2. Find out if the Christian beliefs that I am exposed to are in fact the way that most Christians believe.
Number one is a doozy, but I got some great info on Number two after the first few pages of The Next Christendom by Phillip Jenkins. Jenkins draws a great distinction between what he refers to as "Northern Christianity", or European-influeced, and everyone else in Africa, South America and Asia. The burgeoning Christian populations are growing fast and largely ignored by mainstream Evangelistic media and academia.
I don't know what to make of this, apart from the fact that what I know as a "Christian", a white person, will not be accurate as I grow older. The majority will still be in Europe and America, but these other populations will no doubt rise up and enforce their viewpoint on us.
So, back to Number two. Christianity, when compared to other things that people consider important, is unique in that it talks extensively about death and what happens afterward. The Christian views on death are the most powerful aspect of the religion, and why most are attracted to it.

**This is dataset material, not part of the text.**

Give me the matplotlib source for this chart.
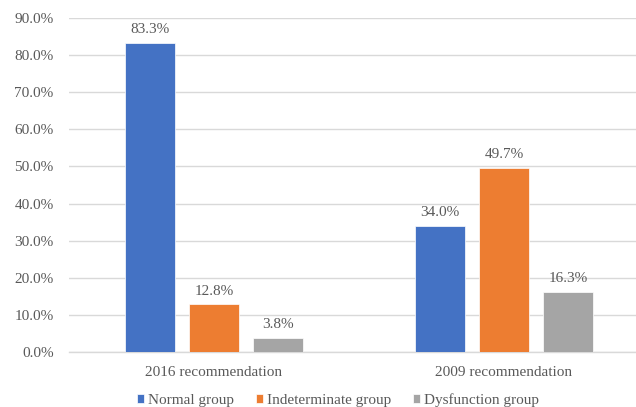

Of course, my view on death is that consciousness ends the same way everything else does, by merging into a larger whole. Eventually this larger whole is split by some process, and more consciousness is born of the same stuff that ours once was. This viewpoint resonates with my logic because it is circular, everything else in nature goes by cycles.
The Christian view on death is very contrary to this logic, it dictates that consciousness is created and travels on a linear path from birth to death, then spends eternity in death. This viewpoint is very anthrocentric.
Humans have a need to delineate differences in the vast wash of matter and energy that we walk through every day. There is very little physical difference between a pillow and a rock and some air, but our brains draw lines around these objects and show the variances that matter to us. And only the variances that matter to us.
It is this need to delineate that gave rise to a linear view of consciousness, which is of course not limited to Christianity. The problem with having such a linear view is that the world is not linear, it is cyclical. To assume that one can change anything and that it has no chance of eventually returning to its original state is a fallacy. But the Christian viewpoint states that the world is static, which leads to fallacious assumptions about the environment and what we can and can't do to it.
My theory about Hashem's means to a (fri)end is more consistent with the natural order and doesn't have the side effect of damaging the environment. The "goes around, comes around" message is vital to understanding the human condition, that we are here to improve upon ourselves as much as possible before death, and to cultivate the multiverse to teach us.